Golf’s Open Championship and cycling’s Tour de France are the next major sporting events Wales is hoping to attract.
The Welsh Government has held initial talks with organisers about hosting the two events after Cardiff held the 2017 Champions League final on Saturday.
Wales has staged golf’s Ryder Cup, the Rugby World Cup, Ashes cricket Tests and a 2012 Olympics opening event.
Economy Minister Ken Skates confirmed the government was in negotiations.
“I think there is great potential to host new major events that have not yet been to Wales,” he said.
“We have had productive conversations with the organisations behind these events.”
Cardiff will host the England v New Zealand ICC Champions Trophy cricket match on Tuesday while it is also a host city for the 2019 cricket World Cup.
But the Welsh Government’s major events team are also talking to organisers of The Open and Tour de France, two of sport’s biggest events.
‘It is our time’
The Royal and Ancient (R&A) – the organisers of The Open, one of golf’s four major annual tournaments – has staged championships in England, Scotland and Northern Ireland but none of its 145 events in Wales.
The Royal Porthcawl course in Bridgend county is where Wales wants The R&A to consider adding to their roster of host venues alongside courses such as St Andrews and Muirfield.
“There are opportunities to host more golfing events and I’m keen to discuss with the R&A the potential of Wales to host the British Open,” said Mr Skates.
“I think it is right that if we call it a British Open that it should be hosted in Wales and I’m to keen to make sure that discussions take place with the R&A on that.

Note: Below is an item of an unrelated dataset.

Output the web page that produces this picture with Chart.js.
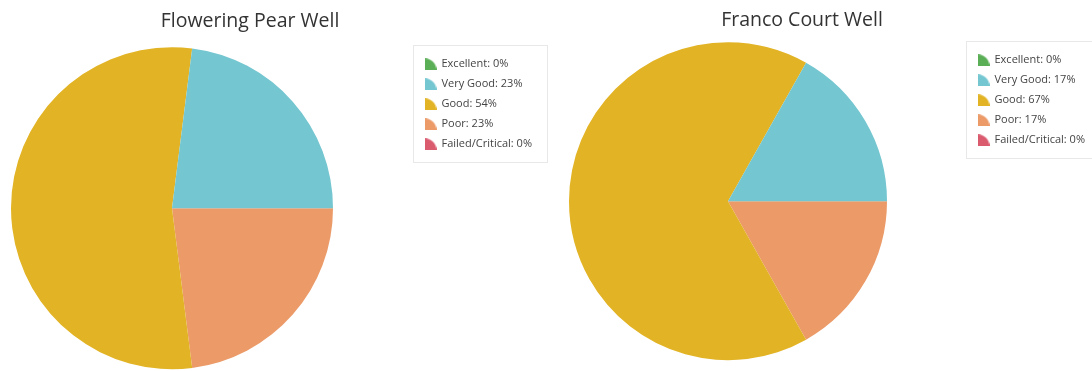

“I’ll be meeting with The R&A again this summer to discuss how we take forward the potential of a British Open being staged in Wales. I think it is our time,” he said.
Although the course has been suggested as a potential Open venue, Royal Porthcawl – which attracted 43,000 spectators to the 2014 Seniors Open – would need extensive development to host an event of the magnitude of The Open, which packed in about 175,000 fans at Royal Troon in Ayrshire last year.
The R&A has previously said that said it had “no intention” of hosting the competition in Wales, which until 2014 hosted an annual Wales Open tournament at Celtic Manor in Newport.
The Open venues are confirmed until 2020.
Wales’ cycling reputation has been enhanced since Nicole Cooke won road race gold at the 2008 Olympic Games and with double Olympic champion Geraint Thomas playing a leading role within Team Sky.
“Cycling events such as the Giro d’Italia and Tour de France are hugely popular and we have proved we can host major cycling events in Wales, I would like to attract more,” Mr Skates added.
Wales has hosted stages in the last seven Tour of Britain cycling races – including the start of the 2015 edition – and will hold the final stage this year.
The three-week Tour de France started in Yorkshire in 2014 and the Welsh Government’s major events team is in discussions for it to come to Wales.
“We have been speaking to the Giro d’Italia and Tour de France and that would be really exciting,” said Mr Skates.